Fall in Nepal is full of lights, with some of the most vibrant displays of color, in celebration of Dasain and Tihar. In villages, rice, flour, sand, and flowers are used to make “rangoli”, decorated patterns on the floor of homes that are intended to welcome various Hindu gods and goddesses. Celebrations are important for a country that is still recovering from natural disasters and a 10-year civil conflict that left many government health posts and primary care facilities in disarray.
This is the context that many of our patients live in.
Meet 19-year old Kamala Thami, who is pregnant for the first time. Kamala lives in Dolakha, one of the epicenters of the 2015 earthquakes. She is very excited to be pregnant. She says, “This is my new birth after surviving the disastrous earthquake. I am very happy that Community Health Worker (CHW) Sangita Khadka is visiting us for regular check ups.”

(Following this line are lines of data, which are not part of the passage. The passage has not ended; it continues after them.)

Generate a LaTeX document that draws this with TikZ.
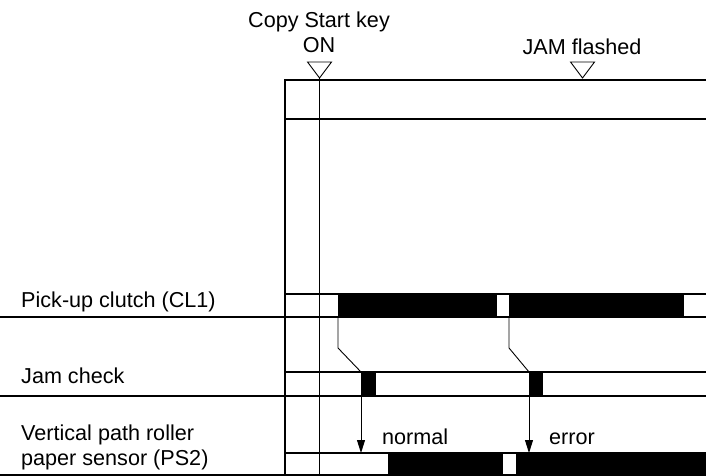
\documentclass[tikz,border=0pt]{standalone}
\usepackage{fontspec}
\setmainfont{Liberation Sans}
\usetikzlibrary{arrows.meta, positioning}
\tikzset{>={Triangle[length=13pt, width=8pt]}}
\tikzset{font=\fontsize{21.6}{25}\selectfont}
\tikzset{
  siglbl/.style={anchor=base west, inner sep=0pt},
  toplbl/.style={anchor=base, inner sep=0pt},
  border/.style={line width=1.8pt},
  rowtop/.style={line width=1.3pt},
  pulse/.style={fill=black, draw=none},
  marker/.style={draw, line width=0.9pt, fill=white},
}

\begin{document}
\begin{tikzpicture}[x=1pt, y=-1pt]
      \useasboundingbox (0, 0) rectangle (706, 476);
      % timing markers
      \node[toplbl] (startlbl) at (319, 28) {Copy Start key};
      \node[toplbl] (onlbl) at (319, 53) {ON};
      \draw[marker] (307.5, 62) -- (331.5, 62) -- (319.5, 78) -- cycle;
      \node[toplbl] (jamlbl) at (582, 55) {JAM flashed};
      \draw[marker] (570.5, 62) -- (594.5, 62) -- (582.5, 78) -- cycle;
      % frame
      \draw[border] (285, 476) -- (285, 80) -- (706, 80);
      \draw[border] (285, 119) -- (706, 119);
      \draw[line width=0.9pt] (319, 78) -- (319, 476);
      % pick-up clutch
      \node[siglbl] (clutchlbl) at (21, 307) {Pick-up clutch (CL1)};
      \draw[rowtop] (285, 294) -- (706, 294);
      \fill[pulse] (338, 294) rectangle (497, 317);
      \fill[pulse] (509, 294) rectangle (684, 317);
      \draw[border] (0, 317) -- (706, 317);
      % jam check
      \node[siglbl] (checklbl) at (21, 383) {Jam check};
      \draw[rowtop] (285, 372) -- (706, 372);
      \fill[pulse] (361, 372) rectangle (376, 396);
      \fill[pulse] (529, 372) rectangle (543, 396);
      \draw[border] (0, 396) -- (706, 396);
      % paper sensor
      \node[siglbl] (ps2lbla) at (21, 440) {Vertical path roller};
      \node[siglbl] (ps2lblb) at (21, 465) {paper sensor (PS2)};
      \draw[rowtop] (285, 453) -- (706, 453);
      \fill[pulse] (388, 453) rectangle (503, 475);
      \fill[pulse] (516, 453) rectangle (706, 475);
      \draw[border] (0, 475) -- (706, 475);
      % checks
      \coordinate (ona) at (338, 317);
      \coordinate (onb) at (509, 317);
      \coordinate (chka) at (361, 372);
      \coordinate (chkb) at (529, 372);
      \coordinate (senb) at (529, 453);
      \coordinate (sena) at (361, 453);
      \draw[line width=0.9pt] (ona) -- (338, 348) -- (chka);
      \draw[line width=0.9pt] (onb) -- (509, 348) -- (chkb);
      \draw[->, line width=0.9pt] (361, 396) -- (sena);
      \draw[->, line width=0.9pt] (529, 396) -- (senb);
      \node[siglbl] (normallbl) at (382, 444) {normal};
      \node[siglbl] (errorlbl) at (549, 444) {error};
    \end{tikzpicture}
\end{document}
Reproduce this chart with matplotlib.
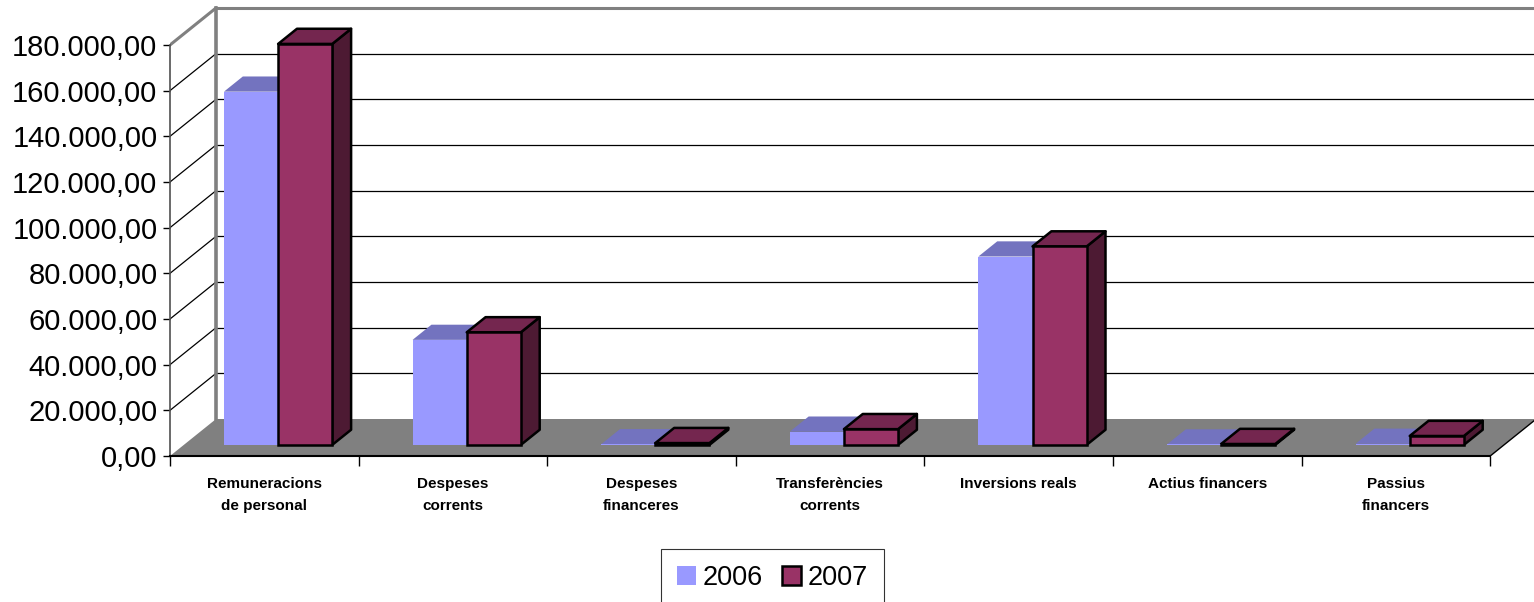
import numpy as np
import matplotlib
matplotlib.use("Agg")
import matplotlib.pyplot as plt
from matplotlib.ticker import FuncFormatter, FixedLocator

plt.rcParams['font.family'] = ['Liberation Sans', 'DejaVu Sans']

# data
categories = ["Remuneracions\nde personal", "Despeses\ncorrents", "Despeses\nfinanceres",
              "Transferències\ncorrents", "Inversions reals", "Actius financers",
              "Passius\nfinancers"]
years = ["2006", "2007"]
values_2006 = [154700, 46000, 300, 5800, 82500, 200, 500]
values_2007 = [175600, 49300, 800, 6900, 86900, 400, 3900]
y_ticks = np.arange(0, 180001, 20000)

# colours: front, top, side
colors_2006 = ("#9999FF", "#7373BF", "#5C5C99")
colors_2007 = ("#993366", "#74264F", "#4D1A33")

# oblique depth of the plot box (in data units)
DX = 0.244
DY = 16200
YMAX = 180000
F0, F1 = 0.30, 0.71      # bar front/back depth fraction
BW = 0.287               # bar width in category units


def fmt(v, pos=None):
    s = f"{v:,.2f}"
    return s.replace(",", "X").replace(".", ",").replace("X", ".")


def draw_bar(ax, x0, h, cols, edge):
    x1 = x0 + BW
    b = F0 * DY
    d = F1 - F0
    ex, ey = d * DX, d * DY
    ec = "black" if edge else "none"
    lw = 1.8 if edge else 0
    side = [(x1, b), (x1 + ex, b + ey), (x1 + ex, b + h + ey), (x1, b + h)]
    top = [(x0, b + h), (x1, b + h), (x1 + ex, b + h + ey), (x0 + ex, b + h + ey)]
    ax.fill(*zip(*side), facecolor=cols[2], edgecolor=ec, linewidth=lw, zorder=4, joinstyle="round")
    ax.fill(*zip(*top), facecolor=cols[1], edgecolor=ec, linewidth=lw, zorder=4, joinstyle="round")
    ax.bar(x0, h, width=BW, bottom=b, align="edge", color=cols[0], edgecolor=ec,
           linewidth=lw, zorder=5)


fig = plt.figure(figsize=(15.34, 6.02), dpi=100)
ax = fig.add_axes([170 / 1534, 146 / 602, 1364 / 1534, 456 / 602])
n = len(categories)
ax.set_xlim(0, 1364 / 188.6)
ax.set_ylim(0, 456 / 45.67 * 20000)
ax.patch.set_visible(False)

# walls
wall_col = "#808080"
back = [(DX, DY), (n + DX + 1, DY), (n + DX + 1, YMAX + DY), (DX, YMAX + DY)]
ax.fill(*zip(*back), facecolor="white", edgecolor="none", zorder=0)
left = [(0, 0), (DX, DY), (DX, YMAX + DY), (0, YMAX)]
ax.fill(*zip(*left), facecolor="white", edgecolor="none", zorder=0)
for v in y_ticks[1:-1]:
    ax.plot([DX, n + DX + 1], [v + DY, v + DY], color="black", lw=0.9, zorder=1)
    ax.plot([0, DX], [v, v + DY], color="black", lw=0.9, zorder=1)
ax.plot([DX, n + DX + 1], [YMAX + DY, YMAX + DY], color=wall_col, lw=2.2, zorder=2)
ax.plot([0, DX], [YMAX, YMAX + DY], color=wall_col, lw=2.2, zorder=2)
ax.plot([DX, DX], [DY, YMAX + DY], color=wall_col, lw=2.6, zorder=2)

# floor
floor = [(0, 0), (n, 0), (n + DX, DY), (DX, DY)]
ax.fill(*zip(*floor), facecolor="#808080", edgecolor="none", zorder=2)
ax.plot([n, n + DX], [0, DY], color="black", lw=1.0, zorder=3)

# bars
for i in range(n):
    cx = i + 0.5 + F0 * DX
    draw_bar(ax, cx - BW, values_2006[i], colors_2006, False)
    draw_bar(ax, cx, values_2007[i], colors_2007, True)

# axes
for s in ["top", "right"]:
    ax.spines[s].set_visible(False)
ax.spines["left"].set_bounds(0, YMAX)
ax.spines["left"].set_color("#505050")
ax.spines["left"].set_linewidth(1.2)
ax.spines["bottom"].set_bounds(0, n)
ax.spines["bottom"].set_linewidth(1.5)
ax.spines["bottom"].set_zorder(6)

ax.set_yticks(y_ticks)
ax.yaxis.set_major_formatter(FuncFormatter(fmt))
ax.tick_params(axis="y", direction="out", length=5, width=1, pad=4, labelsize=21)

ax.xaxis.set_major_locator(FixedLocator(np.arange(n + 1)))
ax.xaxis.set_major_formatter(FuncFormatter(lambda v, p: ""))
ax.set_xticks(np.arange(n) + 0.5, minor=True)
ax.set_xticklabels(categories, minor=True, fontsize=11, fontweight="bold",
                   linespacing=1.75)
ax.tick_params(axis="x", which="major", direction="out", length=7, width=1)
ax.tick_params(axis="x", which="minor", length=0, pad=15)

# legend
handles = [plt.Rectangle((0, 0), 1, 1, facecolor=colors_2006[0], edgecolor="none"),
           plt.Rectangle((0, 0), 1, 1, facecolor=colors_2007[0], edgecolor="black", linewidth=1.8)]
leg = fig.legend(handles, years, loc="upper left", bbox_to_anchor=(661 / 1534, 1 - 549 / 602),
                 ncol=2, fontsize=19.5, frameon=True, fancybox=False, borderpad=0.6,
                 handlelength=0.7, handleheight=0.7, handletextpad=0.25, columnspacing=0.7,
                 borderaxespad=0)
leg.get_frame().set_edgecolor("black")
leg.get_frame().set_linewidth(0.8)

fig.savefig("out.png", dpi=100)
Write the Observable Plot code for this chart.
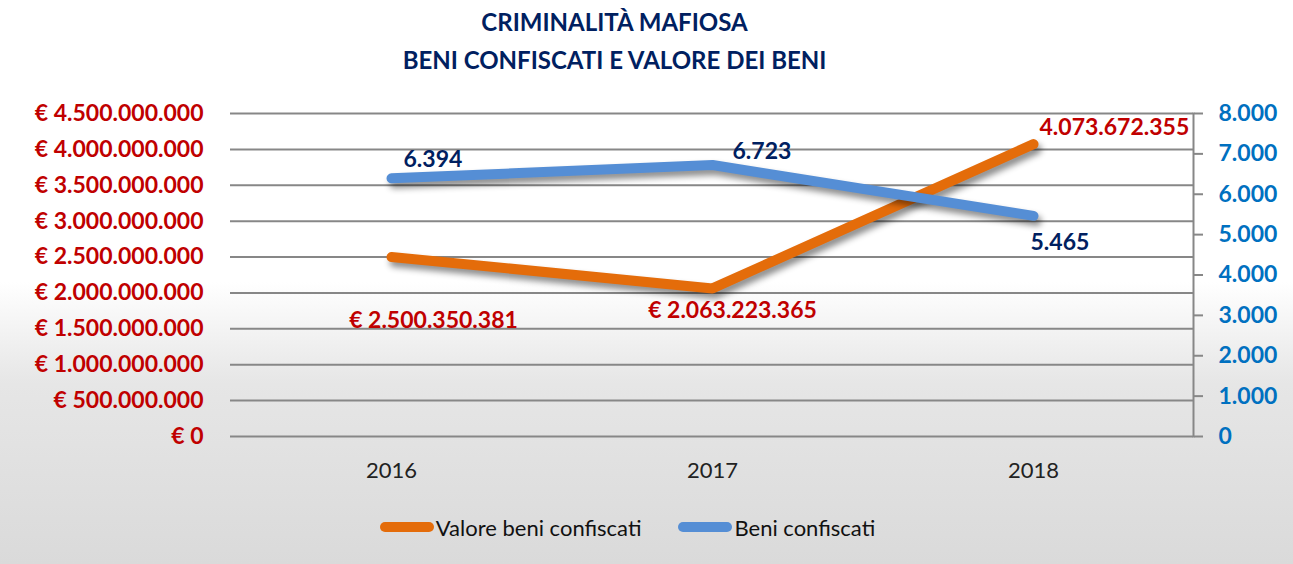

Kamala shares that many women give birth to children at their homes out of tradition. There is a lack of education on safe delivery and some children die of preventable deaths, as a result. One woman, Parbati Thami, who comes from an agricultural family, has had two children die within three months of being born. Some expecting mothers continue to bear heavy loads, even through their pregnancy, but with more counseling, they know to take more caution.
With the expansion of the community healthcare program in their village, many women have stopped delivering at home and now deliver at Charikot Hospital.
New mothers are also mentored and encouraged to breastfeed exclusively for the first six months, and to eat nutritious food to produce enough milk for the baby. In the past, many mothers believed that “wei wei”, an instant noodle that was packaged and sold in nearby stores, was more nutritious than steamed vegetables and meat that is locally available.
Through one-on-one consultations and group antenatal meetings, pregnant women like Kamala are able to access a wider support system, which can be life-saving in these hilly parts, where quality care often requires walking five hours, up and down mountains, to the nearest facility.
Patients like Kamala can now access preventative services in their homes, and plan for a facility birth well in advance. Institutional birth rate, a proxy for maternal mortality, has risen significantly in the catchment areas where Possible has worked the longest, from 30% to now 95%. In addition, CHWs are actively monitoring newborns through two years, and mortality rates have also gone down where CHWs have had a longitudinal presence.
Our vision is for our integrated healthcare model, that tracks and monitors reproductive, maternal, newborn and child health, to be adopted and scaled by the government, and for the learnings to be relevant to such health efforts in other low-resource settings.